Regulators say Google controls about 80 percent of that market in Europe and accuse the search giant of imposing strict terms on some of its largest partners. Those include limiting its partners from displaying ads from competitors in the search results and requiring that Google search ads get prominent placement. 

“It has prevented existing and potential competitors, including other search providers and online advertising platforms, from entering and growing in this commercially important area,” according to the European Commission’s statement. 

Since the probe began, Google has relaxed those terms.

The search giant pushed back and said it will respond in the coming weeks.  

“We believe that our innovations and product improvements have increased choice for European consumers and promote competition,” a Google spokesperson said. 

European regulators have already outlined allegations about Google’s Android operating system and its comparison shopping tool, which is featured in traditional search results. 

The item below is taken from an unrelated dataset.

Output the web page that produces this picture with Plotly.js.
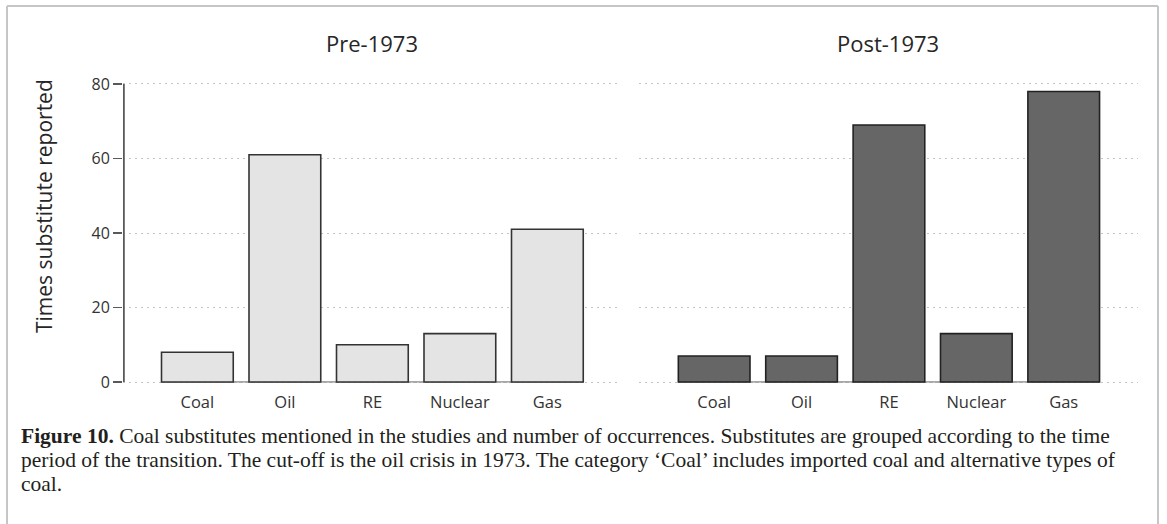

In addition to the new allegations, regulators are also bolstering their argument in the comparison shopping case. Regulators had previously found that Google has systematically favored its own comparison shopping tool in search results. 

On Thursday, regulators tried to undercut one of Google’s central arguments against the charges — that the online shopping market is increasingly competitive because many shoppers skip search and go directly to rival platforms like Amazon and eBay, especially with the explosion of smartphones. 

“The Commission continues to consider that comparison shopping services and merchant platforms belong to separate markets,” regulators said in their statement. “In any event, today's supplementary Statement of Objections finds that even if merchant platforms are included in the market affected by Google's practices, comparison shopping services are a significant part of that market and Google's conduct has weakened or even marginalized competition from its closest rivals.”